How to Avoid Phishing Scams:
- Check Links Carefully: Always check the link before clicking. Scammers often use fake websites with URLs that are close to, but not exactly the same as, the official website.
- Don’t Share Personal Info: Never share your private keys, passwords, or personal information with anyone. A legitimate platform will never ask for this.
- Enable Two-Factor Authentication: Use two-factor authentication (2FA) on your accounts to add an extra layer of security.
4. Beware of Pump and Dump Schemes
A “pump and dump” scam is when a group of people artificially inflate the price of a cryptocurrency (the “pump”), then sell off their holdings once the price is high, leaving other investors with losses (the “dump”).
How to Avoid Pump and Dump Scams:
- Avoid FOMO (Fear of Missing Out): If you see a sudden surge in the price of a cryptocurrency and everyone is talking about it, be cautious. The price might drop just as quickly as it rose.
- Do Your Research: Never invest in a cryptocurrency just because of hype. Always research the coin’s fundamentals and whether it has long-term potential.
5. Watch Out for Ponzi Schemes
A Ponzi scheme is a type of scam where the “returns” to earlier investors are paid with the money from newer investors, instead of from profits. Eventually, the scheme collapses when there aren’t enough new investors to pay the promised returns.
How to Avoid Ponzi Schemes:
- Check for Transparency: Legitimate cryptocurrency projects will be open about how they make money and provide clear details on their business model.
- Question Unclear Investment Plans: If the investment plan seems overly complicated or unclear, it might be a scam. Stay away from any project where the details are vague or difficult to understand.
- Look for Regulation: Check if the platform is regulated by financial authorities. Regulatory oversight can provide extra security.
6. Use Secure Wallets
Cryptocurrency wallets are used to store your digital assets. However, if you don’t use a secure wallet, you risk losing your coins to hackers or scams. Some scammers will offer “free” wallets or tools that are actually designed to steal your private keys and access your coins.
How to Keep Your Wallet Secure:
- Choose Reputable Wallets: Use well-known wallets like Ledger (hardware wallet), Exodus (software wallet), or Trust Wallet (mobile wallet). These wallets have strong security features.
- Never Share Your Private Keys: Your private key is like a password to your wallet. If anyone gets access to it, they can steal your cryptocurrency. Keep it safe and private.
- Use Hardware Wallets: For long-term storage, consider using a hardware wallet, which keeps your private keys offline and away from potential online threats.
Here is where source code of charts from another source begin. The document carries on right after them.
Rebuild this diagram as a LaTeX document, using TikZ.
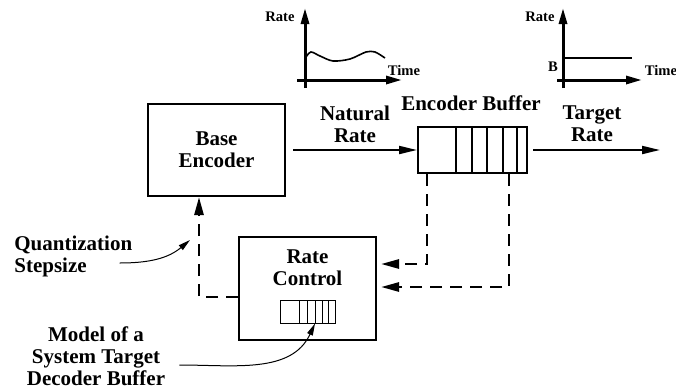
\documentclass[tikz,border=0pt]{standalone}
\usepackage{fontspec}
\setmainfont{Liberation Serif}
\usetikzlibrary{arrows.meta, positioning}

\begin{document}
\begin{tikzpicture}[
	x=0.5pt, y=-0.5pt,
	block/.style={draw, line width=1pt, inner sep=0pt},
	txt/.style={font=\fontsize{10.5}{11}\selectfont\bfseries, align=center, inner sep=0pt},
	small/.style={font=\fontsize{7.3}{8}\selectfont\bfseries, inner sep=0pt},
	flow/.style={line width=1pt, -{Triangle[length=9pt, width=4pt]}},
	ctrl/.style={line width=1.3pt, dash pattern=on 6pt off 4pt, -{Triangle[length=9pt, width=4.5pt]}},
	note/.style={line width=0.5pt, -{Triangle[length=6pt, width=3pt]}},
	axis/.style={line width=1.5pt, -{Triangle[length=8pt, width=4pt]}}
]

\useasboundingbox (0,0) rectangle (676,387);

% blocks
\node[block, txt, minimum width=68.5pt, minimum height=46pt] (be) at (216.5,150) {Base\\Encoder};
\node[block, minimum width=54.5pt, minimum height=23pt] (eb) at (472.5,150) {};
\foreach \x in {456,472,487,503,517} {
	\draw[line width=1pt] (\x,127) -- (\x,173);
}
\node[block, minimum width=68.5pt, minimum height=51.5pt] (rc) at (307.5,288.5) {};
\node[txt] (rct) at (307.5,268) {Rate\\Control};
\node[draw, line width=0.5pt, inner sep=0pt, minimum width=27.5pt, minimum height=11.5pt] (sb) at (307.5,311.5) {};
\foreach \x in {299,307,315,322,328} {
	\draw[line width=0.5pt] (\x,300) -- (\x,323);
}

% labels
\node[txt] (ebl) at (471,103) {Encoder Buffer};
\node[txt] (nr) at (355,124) {Natural\\Rate};
\node[txt] (tr) at (592,124) {Target\\Rate};
\node[txt, align=left, anchor=west] (qs) at (14,256) {Quantization\\Stepsize};
\node[txt] (md) at (96,356) {Model of a\\System Target\\Decoder Buffer};

% data flow
\coordinate (out) at (660,150);
\draw[flow] ([xshift=3.5pt]be.east) -- (eb.west);
\draw[flow] ([xshift=2.5pt]eb.east) -- (out);

% buffer fullness back to rate control
\draw[ctrl] ([xshift=5pt]eb.south west) |- ([xshift=2pt,yshift=12.25pt]rc.east);
\draw[ctrl] ([xshift=-9.5pt]eb.south east) |- ([xshift=2pt,yshift=0.75pt]rc.east);
\draw[ctrl] ([yshift=-4.25pt]rc.west) -| ([xshift=-8.75pt]be.south);

% notes
\coordinate (qtip) at (190,240);
\draw[note] ([xshift=-6.5pt,yshift=-3.5pt]qs.east) to[out=0, in=-140] (qtip);
\draw[note] ([xshift=7pt,yshift=-4.5pt]md.east) to[out=0, in=-115] ([xshift=3.75pt]sb.south);

% natural rate plot
\draw[axis] (305,88) -- (305,8);
\draw[axis] (297,80) -- (402,80);
\draw[line width=0.8pt] plot[smooth] coordinates {(306,57) (311,52) (320,56) (333,61) (350,59) (366,52) (375,52) (385,58)};
\node[small] (r1) at (280,17) {Rate};
\node[small] (t1) at (404,70) {Time};

% target rate plot
\draw[axis] (563,88) -- (563,8);
\draw[axis] (557,80) -- (642,80);
\draw[line width=1pt] (563,58) -- (632,58);
\node[small] (r2) at (540,17) {Rate};
\node[small] (b2) at (553,67) {B};
\node[small] (t2) at (661,70) {Time};

\end{tikzpicture}
\end{document}
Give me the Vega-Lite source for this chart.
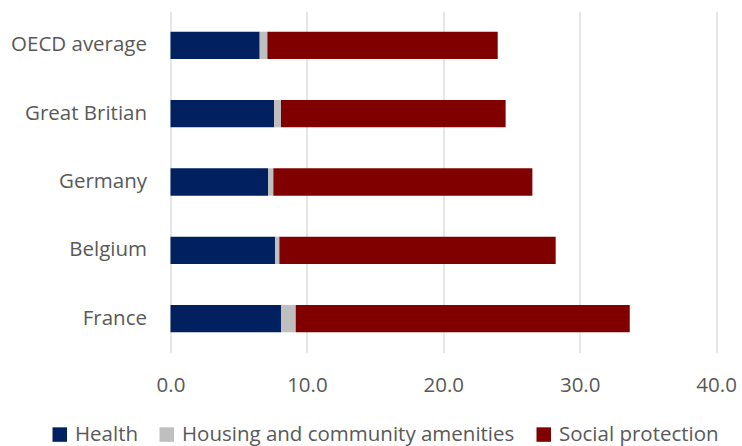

7. Be Cautious with Social Media and Ads
Scammers often use social media platforms, such as Twitter, Telegram, or Instagram, to promote fake crypto projects. They may advertise giveaways or investment opportunities that sound too good to miss.
How to Avoid Scams on Social Media:
- Avoid Crypto Giveaways: Be suspicious of anyone promising free crypto in exchange for a small payment or information. Legitimate giveaways don’t ask for money upfront.
- Check the Profile: If someone offers an investment opportunity through social media, check their profile. Fake accounts often have little or no followers, and their posts might look unprofessional.
- Don’t Click on Suspicious Links: Be careful of links shared in social media posts or direct messages. They might lead to fake websites designed to steal your personal information.
8. Know the Red Flags of Cryptocurrency Scams
There are some warning signs that can help you spot a potential scam:
- Unrealistic Promises: If someone is promising you guaranteed returns or a way to get rich quickly, it’s likely a scam.
- Lack of Transparency: If the project does not provide clear information about its team, technology, or goals, be cautious.
- Pressure Tactics: Scammers often try to rush you into making quick decisions. If you feel pressured to invest or make decisions fast, take a step back.
Conclusion: Stay Safe and Smart
While cryptocurrency can be an exciting and profitable investment, it’s essential to stay aware of potential scams and fraud. By following the tips in this guide, you can protect yourself and make smarter decisions when investing in digital currencies.
Always do your research, stay cautious of offers that seem too good to be true, and make sure you’re using secure platforms and wallets. With the right knowledge, you can enjoy the benefits of cryptocurrency without falling victim to scams.